On Wed, 09 Dec 2015 08:18:22 -0800, Larry Jaques
wrote:

On Tue, 08 Dec 2015 20:43:53 -0500, wrote:

On Tue, 8 Dec 2015 18:32:31 -0700, BobH
wrote:

A friend asked me about making spacers to make the front wheels on his
4wd pickup truck sit farther out. He is running non-standard, steel
wheels on the truck. The wheels are 8 lug, on a 6 1/4" bolt circle. The
lug nuts look like the standard lug nuts with the conical face toward
the wheel. Before diving into a project like this, a few questions came up:

How do steel wheels locate to the hub? Do they locate on the lug
bolt/nuts? Do they locate on the hub in the center of the bolt circle?

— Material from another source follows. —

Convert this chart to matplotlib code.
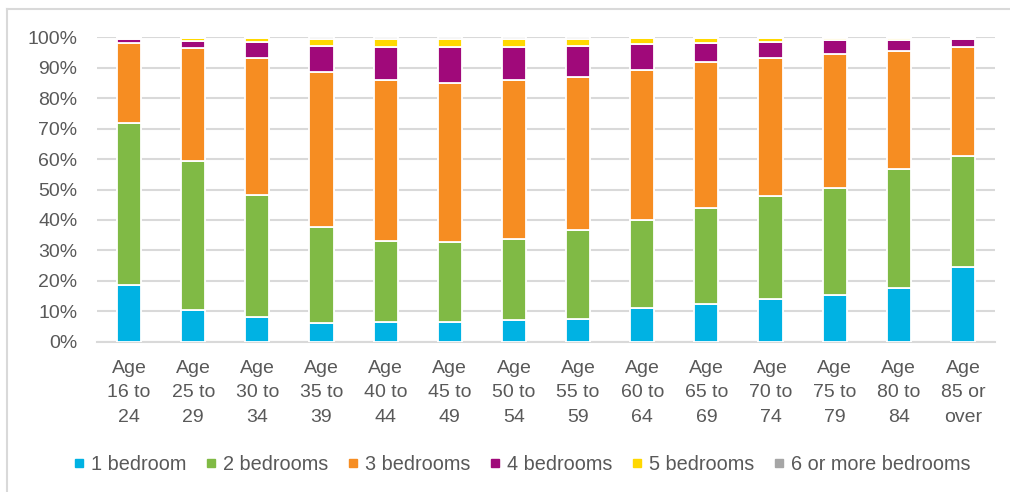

Would 6061 T6 be suitable for making a wheel spacer? The spacer will be
about 0.6 thick, and the lugs are long enough to pull up with plenty of
space.

Thanks in advance,
BobH

If it is a "sandwich" spacer with long studs, 6061T6 is plenty good
enough. The wheels are stud-centric, but having an accurate hub center
shure doesn't hurt - I'd make the spacer fit snugly on the exixting
axle stub, with an accurately centered stub on the spacer, with the
holes for the stud a snug fit over the studs - so the studs are
supported by the spacer, and the wheels centered by both studs and
wheel center.


+1. Especially for a truck, I'd want to have the extra strength from
that center support, rather than relying on only the stud strength,
when going through deep ruts with a full load in a 4WD scenario.

I've always been wary of those centerless, elongated-hole adapter
plates for aluminum mags.

They are fine for a show vehicle - not so good for a GO vehicle.